8. Have a strong communications plan
Perhaps the most defining factor of a data program at scale is the level of communications from initiative leaders. Make sure executives provide the aspirational ‘why’ of the work, celebrate quick wins, showcase achievements, keep the team focused on delivering value to the end data consumer and continue to lead by example on being data informed and insight inspired. Adapt messaging to whether your users are willing and/or able to adopt data – in understanding it and acting upon it.
9. Create an internal data community
Beyond pure communication, one way to supercharge the data culture within an attraction group is to establish an internal data community – not one just for experts, but a place of psychological safety for champions and newbies alike to learn from each other about how to use data. This can also help overcome the reality that in an attraction group of scale, analysis skill sets are both centralized and distributed, sometimes across multiple departments.

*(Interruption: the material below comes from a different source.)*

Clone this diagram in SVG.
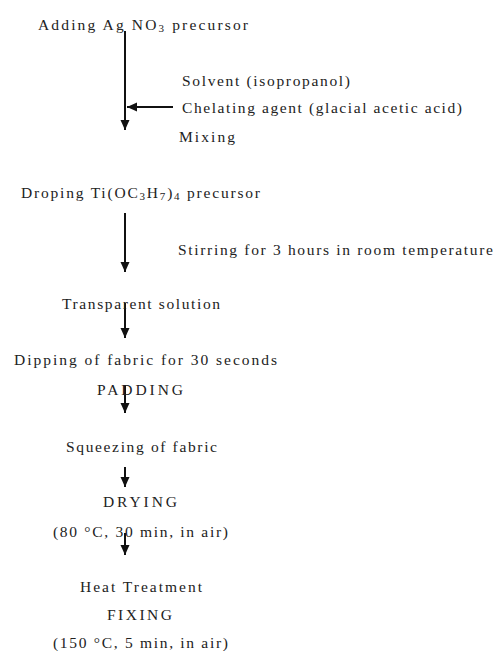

10. Big doesn’t mean build
It’s easy to fall into the build trap. Total cost of ownership is still better on the side of buying a product versus building in house – even at significant scale. This is especially so when factoring in the special requirements of multiple location portfolios, such as those stemming from multi tenancy. The biggest cost of all in building an inhouse solution is time sunk with unknown risk, in the magnitude of millions of dollars and several years, triggering a never ending cycle of maintenance, change requests and playing catch up. A productized solution like Dexibit means a proven solution, instant unlock and continued innovation allowing in house data leaders to focus on influencing change and advancing their data vision.